I’m trying to sample from a one-hot encoded matrix that’s got a shape of roughly 225,000 x 1,000. Using the GLM function within pymc3 my goal is to extract the distributions for each of the coefficients from the matrix, while also incorporating gaussain priors for each of them as well. I’ve included a self-contained example below, with a much smaller dataset (20 x 20). I’ve included my PC’s stats below as well…

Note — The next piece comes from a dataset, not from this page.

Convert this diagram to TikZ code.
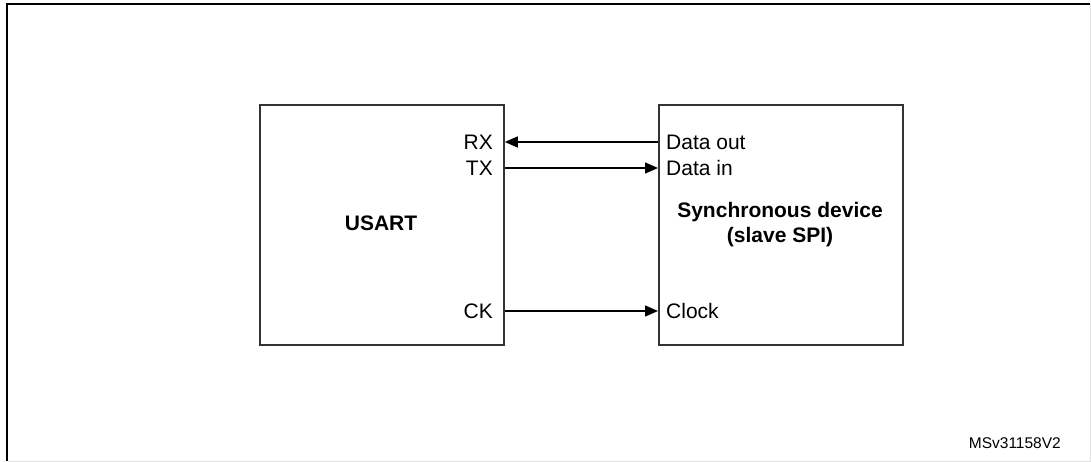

Is this simply a matter of needed more CPU and RAM (AWS Sagemaker GPU would be my next attempt) or is there something in the model instantiation that I should look into. Thanks.
PC Stats:
Dell Latitude 5280
Intel i7 Core 2.90 CPU quad core
16.0 GB RAM
Standalone example (takes ~2 min to run on my local):
#PYMC3 STANDALONE EXAMPLE
import pymc3 as pm
from pymc3 import *
from sklearn import linear_model
import pandas as pd
import numpy as np
import time
from matplotlib import pyplot as plt
start = time.time()
### CREATE SAMPLE SPARSE MATRIX ###
X = np.zeros((20,20))
#add in flags on six random columns every row:
for i in range(len(X)):
for j in range(6):
ix = np.random.randint(0,20)
X[i,ix] = 1
y = np.random.randint(0,4,20)
# with sklearn
regr = linear_model.LinearRegression()
regr.fit(X, y)
print('--- SKLEARN IMPLEMENTATION ---')
print('Intercept: \n', regr.intercept_)
print('Coefficients: \n', regr.coef_)
#WE CAN SEE THE LINREG COEFS ABOVE, SO I'M GOING TO SET SOME RANDOM PRIORS OF MY OWN
my_priors = {}
for i in range(0,20):
ix = str(i)
val = np.random.rand()*3
my_priors[ix] = pm.Normal.dist(val,0.25)
my_labels = [str(x) for x in range(0,20)]
#with pymc3
py_lr = pm.glm.linear.GLM(X, y, intercept=True, labels=my_labels, priors=my_priors, vars=None, family='normal', name='', model=None, offset=0.0)
#RUN THE SAMPLING
with py_lr as model:
trace = pm.sample(500,cores=2) # draw 500 posterior samples using NUTS sampling
print('--- PYMC3 IMPLEMENTATION ---')
plt.figure(figsize=(7, 7))
traceplot(trace)
plt.tight_layout();
end = time.time()
print("total run took {} minutes to run".format((end-start)/60))